Das Museum in der Lindenstraße im Berliner Ortsteil Kreuzberg besteht aus dem Altbau des barocken Kollegienhauses (ehemals Kammergericht) und dem zickzackförmigen Neubau des US-amerikanischen Architekten Daniel Libeskind. Auf der gegenüber liegenden Seite der Lindenstraße wird seit 2011 eine Erweiterung des Museums in die ehemalige Blumengroßmarkthalle hineingebaut. Nach einem weiteren Entwurf von Libeskind sollen dort Bibliothek, Museumspädagogik und ein Garten Platz finden.[1] Die Umbaukosten von knapp zwölf Millionen Euro trägt mehrheitlich der Bund.[2]
Das Museum ist eine Stiftung öffentlichen Rechts in der Verantwortung des Bundes.[3][4] Direktor ist W. Michael Blumenthal.[5] Zur Direktion des Museums gehören außerdem Cilly Kugelmann,[6] Bülent Durmus[7] und Börries von Notz.[8] Das Museum hatte seit der Eröffnung 2001 bis Ende 2011 knapp 7,5 Millionen Besucher. Mit rund 722.000 Besuchern im Jahr 2011 gehört es zu den meistbesuchten Museen Berlins.[9]
Entstehung des Museums
Bereits am 24. Januar 1933,[10] sechs Tage vor der Machtergreifung der Nationalsozialisten, wurde Berlins erstes Jüdisches Museum eröffnet. Unter der Leitung von Karl Schwarz entstand damit neben der Neuen Synagoge in der Oranienburger Straße das weltweit erste Jüdische Museum, das neben Kunstwerken und historischen Zeugnissen der jüdischen Vergangenheit auch jüdische Kunst der Moderne sammelte und ausstellte.[11]
Am 10. November 1938 wurde das Museum durch die Geheime Staatspolizei geschlossen und das Museumsinventar beschlagnahmt. Heute befinden sich Teile dieser Kunstsammlung im Israel-Museum in Jerusalem und im Skirball Cultural Center in Los Angeles. Erst zum 300. Jahrestag der Jüdischen Gemeinde zu Berlin im Jahr 1971 entstand anlässlich der Ausstellung Leistung und Schicksal des Berlin Museums im Gebäude des alten Kammergerichts die Idee einer Neugründung des Museums. Aus der Jüdischen Abteilung des ehemaligen Berlin-Museums für Berliner Geschichte entstand das neue Jüdische Museum.

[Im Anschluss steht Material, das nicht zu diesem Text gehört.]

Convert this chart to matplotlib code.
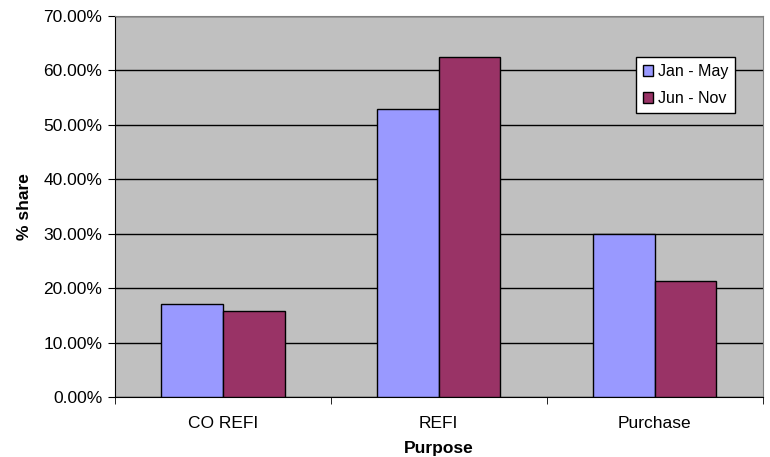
import matplotlib.pyplot as plt
from matplotlib.ticker import FuncFormatter, FixedLocator
import numpy as np

plt.rcParams['font.family'] = ['Liberation Sans', 'DejaVu Sans']

categories = ['CO REFI', 'REFI', 'Purchase']
series_names = ['Jan - May', 'Jun - Nov']
jan_may = [17.0, 53.0, 30.0]
jun_nov = [15.8, 62.4, 21.4]
colors = ['#9999FF', '#993366']

fig = plt.figure(figsize=(7.7, 4.57), dpi=100)
ax = fig.add_axes([115 / 770, 1 - 397 / 457, (762.6 - 115) / 770, (397 - 16) / 457])
ax.set_facecolor('#C0C0C0')

x = np.arange(len(categories))
w = 1 / 3.5
ax.bar(x - w / 2, jan_may, w, color=colors[0], edgecolor='black', linewidth=1,
       label=series_names[0], zorder=3)
ax.bar(x + w / 2, jun_nov, w, color=colors[1], edgecolor='black', linewidth=1,
       label=series_names[1], zorder=3)

ax.set_xlim(-0.5, 2.5)
ax.set_ylim(0, 70)
ax.set_yticks(np.arange(0, 71, 10))
ax.yaxis.set_major_formatter(FuncFormatter(lambda v, p: f'{v:.2f}%'))
ax.yaxis.grid(True, color='black', linewidth=1, zorder=1)
ax.set_axisbelow(True)

ax.set_xticks(x)
ax.set_xticklabels(categories)
ax.xaxis.set_minor_locator(FixedLocator([-0.5, 0.5, 1.5, 2.5]))
ax.tick_params(axis='x', which='major', length=0, pad=14, labelsize=12.5)
ax.tick_params(axis='x', which='minor', length=5, direction='out', color='black')
ax.tick_params(axis='y', length=5, direction='out', pad=4, labelsize=12.5)

for s in ['top', 'right']:
    ax.spines[s].set_color('#808080')
for s in ['left', 'bottom']:
    ax.spines[s].set_color('black')

ax.set_xlabel('Purpose', fontsize=12.5, fontweight='bold', labelpad=7)
ax.set_ylabel('% share', fontsize=12.5, fontweight='bold', labelpad=8)

leg = ax.legend(loc='upper left', bbox_to_anchor=(636 / 770, 1 - 57 / 457),
                bbox_transform=fig.transFigure, fontsize=11.5, frameon=True,
                fancybox=False, borderaxespad=0, handlelength=0.6,
                handleheight=0.6, handletextpad=0.3, labelspacing=0.75,
                borderpad=0.45)
leg.get_frame().set_edgecolor('black')
leg.get_frame().set_linewidth(1)
leg.get_frame().set_alpha(1)

fig.savefig('out.png', dpi=100)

Im Jahr 1989 gewann Daniel Libeskind mit seinem Entwurf den ersten Preis eines Architektenwettbewerbs für die Erweiterung des Berlin-Museums. 1992 wurde der Grundstein für den Neubau gelegt. Während der sich lange hinziehenden Bauphase gab es heftige Diskussionen über die Nutzung des Neubaus und die Stellung der Jüdischen Abteilung. Im Dezember 1997 bekam das Museum einen neuen Direktor, W. Michael Blumenthal, der auf der Gründung eines eigenständigen jüdischen Museums im Altbau und im Neubau des Berlin-Museums und somit auf dessen Verlegung bestand. Am 1. Januar 1999 wurde das Jüdische Museum als Einrichtung des Landes Berlin gegründet. Schon zu diesem Zeitpunkt war der noch leere Neubau für Besucher geöffnet; er wurde mit dem Deutschen Architekturpreis 1999 gewürdigt. Unter der Leitung des neuseeländischen Projektdirektors Ken Gorbey wurde die Dauerausstellung des Jüdischen Museums in achtzehn Monaten entwickelt. Nach der feierlichen Gala-Eröffnung am 9. September 2001 war das Museum am 13. September 2001 für das Publikum zugänglich. Aufgrund der Terroranschläge auf das World Trade Center in New York am 11. September wurde der ursprünglich geplante Eröffnungstermin um zwei Tage verschoben. Der 14. Deutsche Bundestag verabschiedete 2001 das Gesetz zur Errichtung einer Stiftung Jüdisches Museum Berlin. Als bundesunmittelbare Stiftung ist das Museum eine eigenständige juristische Person des öffentlichen Rechts und Bestandteil der mittelbaren Staatsverwaltung des Bundes. Cilly Kugelmann ist seit September 2002 Programmdirektorin des Jüdischen Museums Berlin und Stellvertreterin des Direktors.[12]
Stiftungsrat
„Der vom Bundespräsidenten berufene Stiftungsrat trat am 27. November 2001 zu seiner konstituierenden Sitzung zusammen. Satzungsgemäß sind nach den ersten fünf Jahren Neu- bzw. Wiederberufungen für den Stiftungsrat ausgesprochen worden. Seine Mitglieder sind:
- Vorsitzender: Bernd Neumann – MdB, Staatsminister bei der Bundeskanzlerin, Beauftragter der Bundesregierung für Kultur und Medien
- Götz Aly – Historiker und Journalist (Nachfolger von Alexander Gauland)[13]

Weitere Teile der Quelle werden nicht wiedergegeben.